Böylece iki bin iki yılının öncesine dönüldü. Erdoğan Türkiye diktatörlüğünü garantiledi. Kendi çetesiyle soygun ve talancılığı tamamen kurumlaştırıp kendisine ve kendi aile bireylerinin kontrolüne bağladı.
Kurdleri günah keçisi gibi tüm sorunların sebebi olarak göstermeye başladı.
Doğal olarak kendisine saygısı olan Kurdler, kendilerine Bağımsız Devlet güvencesi altında yaşamayı idame etmeye yöneldiler. Biz Kurdler için artık Bağımsızlıktan geriye dönüş yoktur. Savaşsa savaş. Çoktan çok gider, azdan az gider. Erdoğan çetesinin de Türkiye faşizminin Kurdlere yönelik barbarca uygulamalarla ısrar etmesinin cevabı, Bağımsız Kurdîstan Devletleri’nin resmileşmesidir.

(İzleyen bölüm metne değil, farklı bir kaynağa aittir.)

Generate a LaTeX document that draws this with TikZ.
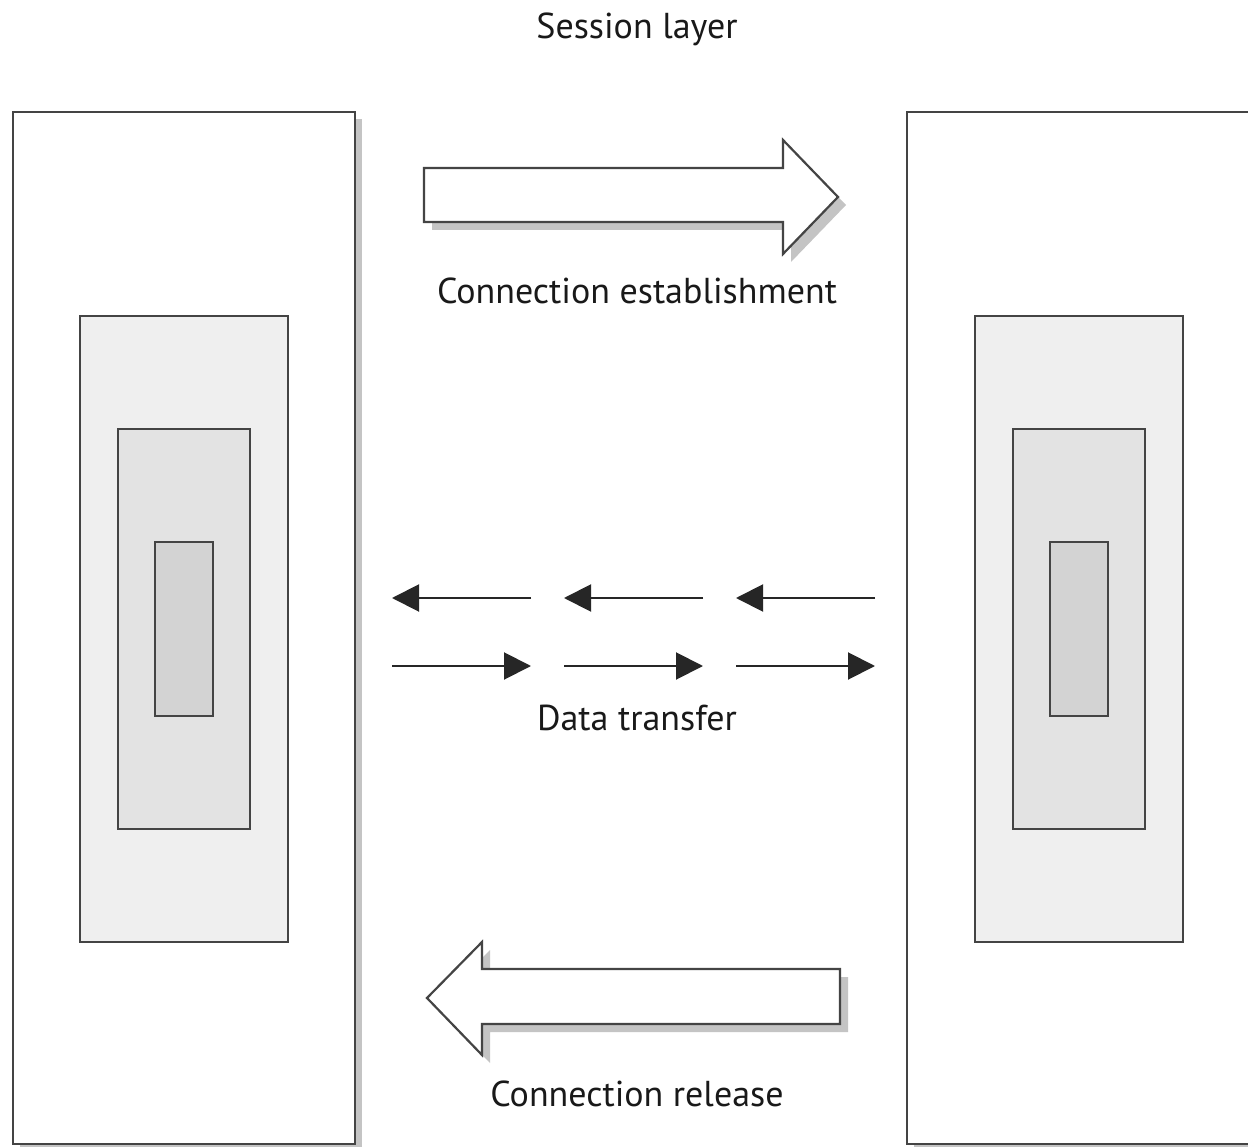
\documentclass[tikz,border=0pt]{standalone}
\usepackage{fontspec}
\setmainfont{PT Sans}
\usetikzlibrary{arrows.meta}
\definecolor{edge}{HTML}{444444}
\definecolor{shade}{HTML}{C4C4C4}
\definecolor{fillA}{HTML}{EFEFEF}
\definecolor{fillB}{HTML}{E3E3E3}
\definecolor{fillC}{HTML}{D3D3D3}
\begin{document}
\begin{tikzpicture}[x=1pt,y=-1pt,
  box/.style={draw=edge,line width=2.2pt,rectangle,inner sep=0pt,anchor=north west},
  shadowbox/.style={fill=shade,draw=none,rectangle,inner sep=0pt,anchor=north west},
  label/.style={font=\fontsize{36}{42}\selectfont,text=black!90,inner sep=0pt},
  small/.style={draw=black!85,line width=2pt,-{Triangle[length=27pt,width=27pt]}},
  bigarrow/.style={draw=edge,line width=2.2pt,fill=white,line join=miter},
  bigshadow/.style={fill=shade,draw=none}]
\useasboundingbox (0,0) rectangle (1248,1147);
\fill[white] (0,0) rectangle (1248,1147);

% left stack
\node[shadowbox,minimum width=342pt,minimum height=1032pt] at (20,119) {};
\node[box,fill=white,minimum width=342pt,minimum height=1032pt] (L) at (12,111) {};
\node[box,fill=fillA,minimum width=208pt,minimum height=626pt] (L1) at (79,315) {};
\node[box,fill=fillB,minimum width=132pt,minimum height=400pt] (L2) at (117,428) {};
\node[box,fill=fillC,minimum width=58pt,minimum height=174pt] (L3) at (154,541) {};

% right stack
\node[shadowbox,minimum width=342pt,minimum height=1032pt] at (914,119) {};
\node[box,fill=white,minimum width=342pt,minimum height=1032pt] (R) at (906,111) {};
\node[box,fill=fillA,minimum width=208pt,minimum height=626pt] (R1) at (974,315) {};
\node[box,fill=fillB,minimum width=132pt,minimum height=400pt] (R2) at (1012,428) {};
\node[box,fill=fillC,minimum width=58pt,minimum height=174pt] (R3) at (1049,541) {};

% connection establishment arrow
\begin{scope}[shift={(8,8)}]
\fill[bigshadow] (424,168) -- (783,168) -- (783,140) -- (838,197) -- (783,254) -- (783,222) -- (424,222) -- cycle;
\end{scope}
\draw[bigarrow] (424,168) -- (783,168) -- (783,140) -- (838,197) -- (783,254) -- (783,222) -- (424,222) -- cycle;

% connection release arrow
\begin{scope}[shift={(8,8)}]
\fill[bigshadow] (840,969) -- (482,969) -- (482,942) -- (427,998) -- (482,1055) -- (482,1024) -- (840,1024) -- cycle;
\end{scope}
\draw[bigarrow] (840,969) -- (482,969) -- (482,942) -- (427,998) -- (482,1055) -- (482,1024) -- (840,1024) -- cycle;

% data transfer arrows
\coordinate (a1s) at (531,598); \coordinate (a1e) at (392,598);
\coordinate (a2s) at (703,598); \coordinate (a2e) at (564,598);
\coordinate (a3s) at (875,598); \coordinate (a3e) at (736,598);
\coordinate (b1s) at (392,666); \coordinate (b1e) at (531,666);
\coordinate (b2s) at (564,666); \coordinate (b2e) at (703,666);
\coordinate (b3s) at (736,666); \coordinate (b3e) at (875,666);
\draw[small] (a1s) -- (a1e);
\draw[small] (a2s) -- (a2e);
\draw[small] (a3s) -- (a3e);
\draw[small] (b1s) -- (b1e);
\draw[small] (b2s) -- (b2e);
\draw[small] (b3s) -- (b3e);

% labels
\node[label] (t0) at (637,29) {Session layer};
\node[label] (t1) at (637,291) {Connection establishment};
\node[label] (t2) at (637,718) {Data transfer};
\node[label] (t3) at (637,1094) {Connection release};
\end{tikzpicture}
\end{document}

Erdoğan çetesi, Türkiye devlet malını talancılık işindi ustalaşmış Tansu Çiller gibilerini resmi danışmanlığa bağlamış. Bağımsız Muhalefet susturuluyor. Basın ve yayının yüzde doksan dokuzu Erdoğan çetesinin parayla yalakalığına bağlandı. Güvenlik ve istihbarat aile serseri takımıyla Erdoğan çetesine dönüştü. Dindarlık, ticaret cambazlığına dönüştü. Ordu ve milli savunma, vaizlerle cennet arayışında, şeyh ül İslam pozisyonunda.
Yabancı sermaye doğal olarak güvenli limanlara çekildi. Yerli sermayenin büyük çoğunluğu panik içinde ve güvenli ortam arayışında.
Ekonomi ve devlet yönetiminin laçkalığı, iki bin iki yılının öncesinden çok daha fazla kötü durumda.
Hitler Almanya’sı şimdiki Türkiye’nin durumundan çok daha fazla iyiydi. Saddam’ın Irak’ı ise bugünkü Türkiye’nin durumundan kötüydü.
Bugünkü Türkiye yöneticileri, çiftçiyi, üreticiyi, mal mülk sahibini, sanayiciyi, tüccarı, memuru, işçiyi, diğer iş ve meslek sektörlerini yeni vergi uygulamalarıyla soyup verimsizleştirerek Türkiye’nin ve kendilerinin sonunu yakın tarihe çekerler. Türkiye ve Erdoğan çetesinin sonu da Saddam ve Irak’tan beter olacak. Kurdlere zulmü artırmak, Avrupa Birliğine Kabadayılıkla tehdit, ABD’ye rest çekerek bu sonun erken gelmesini sağlar.
Ak Parti’nin ilk kadrosunun içinden bazı yüksek seslerin varlığı yetersizdir.
Abdullah Gül Bey’in güçlü bir kadroyu tek sesle öne çıkarmaya yoğunlaşmalıdır.
Yarın, kendileri için de çok geç olabilir. Ak Parti’yi kurmuş olan ilk kadro, bugünkü çirkefliklerin, sorumluluklarının vebalini taşıdıklarını bilmelidirler. Bizim için, Jîyan berxwedane.